If you can make any sense out of that you're a better man than I am!
As an exception to philosophers’ lack of interest in mundane affairs, there is Michael Levin’s contra-feminist book, Feminism and Freedom (1987). Levin has since written another excellent book, Why Race Matters. Though my name is not mentioned, many of the ideas and arguments in his book are to be found in the present work. Indeed, in personal communication (4 December 1990), and speaking of the book he was about to undertake and of my book as it existed at that time, Levin wrote: ‘I have to say all the major points that need to be made are made in your book, and made clearly’.

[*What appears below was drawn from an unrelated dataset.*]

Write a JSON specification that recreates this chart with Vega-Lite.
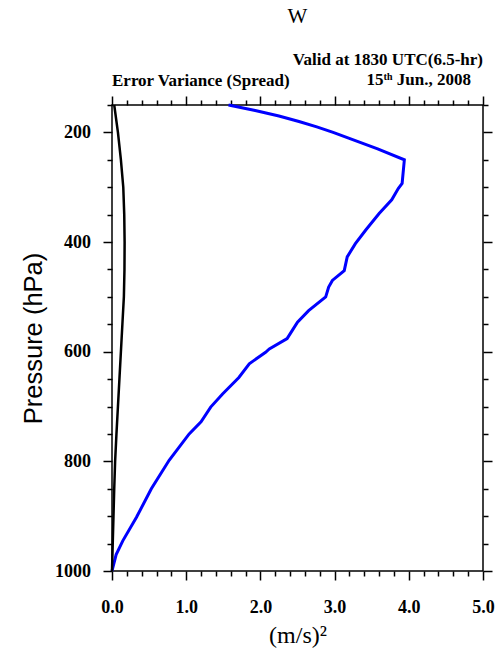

Philosophy Can Be of Practical Value
It is a scandal that Western academic philosophy has so little impact on the everyday world; govern-ments and industry frequently consult sociologists, political scientists and even anthropologists, but almost never philosophers! That should not be so, and I hope it is a virtue of this book that demonstrates, by example, that philosophy can be of great practical value and interesting to the proverbial man-in-the-street.